CREATE TABLE IF NOT EXISTS TABLE_CODES (
"id" VARCHAR NOT NULL PRIMARY KEY,
"d"."tg" VARCHAR,
"d"."drip" VARCHAR,
"d"."s" UNSIGNED_TINYINT,
"d"."se" UNSIGNED_TINYINT,
"d"."rle" UNSIGNED_TINYINT,
"d"."dme" TIMESTAMP,
"d"."dpa" TIMESTAMP,
"d"."p" VARCHAR,
"d"."pt" UNSIGNED_TINYINT,
"d"."x" VARCHAR,
"d"."pn" VARCHAR,
"d"."b" VARCHAR,
"d"."hc" VARCHAR ARRAY,
"d"."ns" VARCHAR(16),
"d"."tv" VARCHAR(10),
"d"."vcp" VARCHAR,
"d"."et" UNSIGNED_TINYINT,
"d"."xoa" BINARY(16),
"d"."j" VARCHAR
) SALT_BUCKETS=30, COLUMN_ENCODED_BYTES=NONE;
CREATE INDEX "IDX_CIS_O" ON "TABLE_CODES" ("d"."x", "d"."dme")
INCLUDE("d"."tg", "d"."rle", "d"."pt" ... ) SALT_BUCKETS=30;
CREATE INDEX "IDX_CIS_PRID" ON "TABLE_CODES" ("d"."drip", "d"."dme")
INCLUDE("d"."tg", "d"."rle", "d"."pt" ...) SALT_BUCKETS=30;
For my case SALT_BUCKET=30 every batch with default settings will carry only 50
“useful” rows and they will be splitted across 30 servers, so every server will
get only 1-2 rows.
> * How large is one mutation you're writing (in bytes)?
Any idea how to calculate it?
https://phoenix.apache.org/metrics.html
<https://phoenix.apache.org/metrics.html> will give me total mutations count
and total size in bytes of batch. But as I mentioned before there is “extra”
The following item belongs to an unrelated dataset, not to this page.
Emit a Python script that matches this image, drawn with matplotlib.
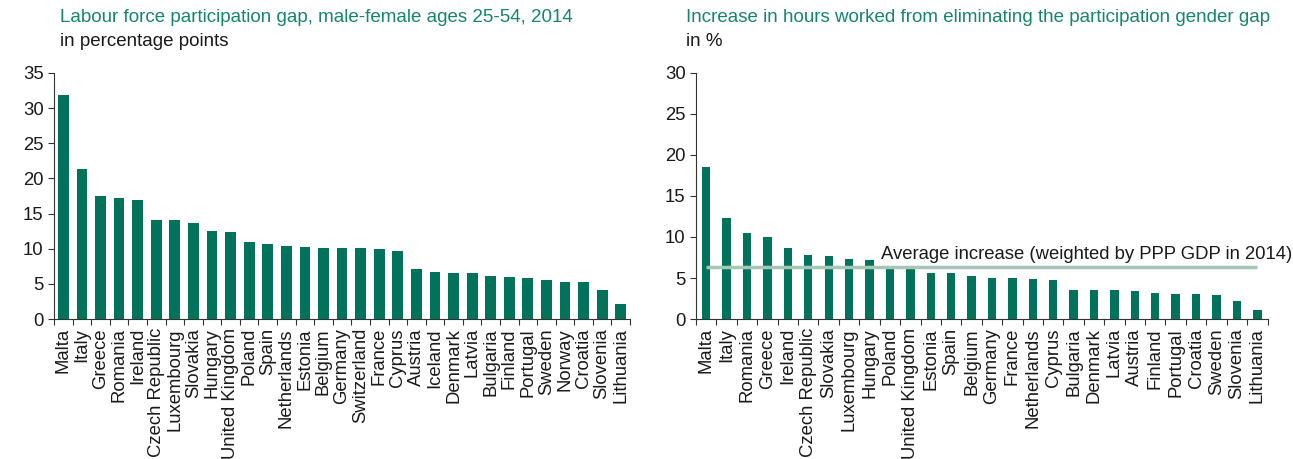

mutation that will corrupt statistics
> * How much data ends up being sent to a RegionServer in one RPC?
Where I can get this metric?
> On 3 Sep 2019, at 17:19, Josh Elser <[email protected]> wrote:
>
> Hey Alexander,
>
> Was just poking at the code for this: it looks like this is really just
> determining the number of mutations that get "processed together" (as opposed
> to a hard limit).
>
> Since you have done some work, I'm curious if you could generate some data to
> help back up your suggestion:
>
> * What does your table DDL look like?
> * How large is one mutation you're writing (in bytes)?
> * How much data ends up being sent to a RegionServer in one RPC?
>
> You're right in that we would want to make sure that we're sending an
> adequate amount of data to a RegionServer in an RPC, but this is tricky to
> balance for all cases (thus, setting a smaller value to avoid sending batches
> that are too large is safer).
>
> On 9/3/19 8:03 AM, Alexander Batyrshin wrote:
>> Hello all,
>> 1) There is bug in documentation - http://phoenix.apache.org/tuning.html
>> phoenix.mutate.batchSize is not 1000, but only 100 by default
>> https://github.com/apache/phoenix/blob/master/phoenix-core/src/main/java/org/apache/phoenix/query/QueryServicesOptions.java#L164
>> Changed for https://issues.apache.org/jira/browse/PHOENIX-541
>> 2) I want to discuss this default value. From PHOENIX-541
>> <https://issues.apache.org/jira/browse/PHOENIX-541> I read about issue with
>> MR and wide rows (2MB per row) and it looks like rare case. But in most
>> common cases we can get much better write perfomance with batchSize = 1000
>> especially if it used with SALT table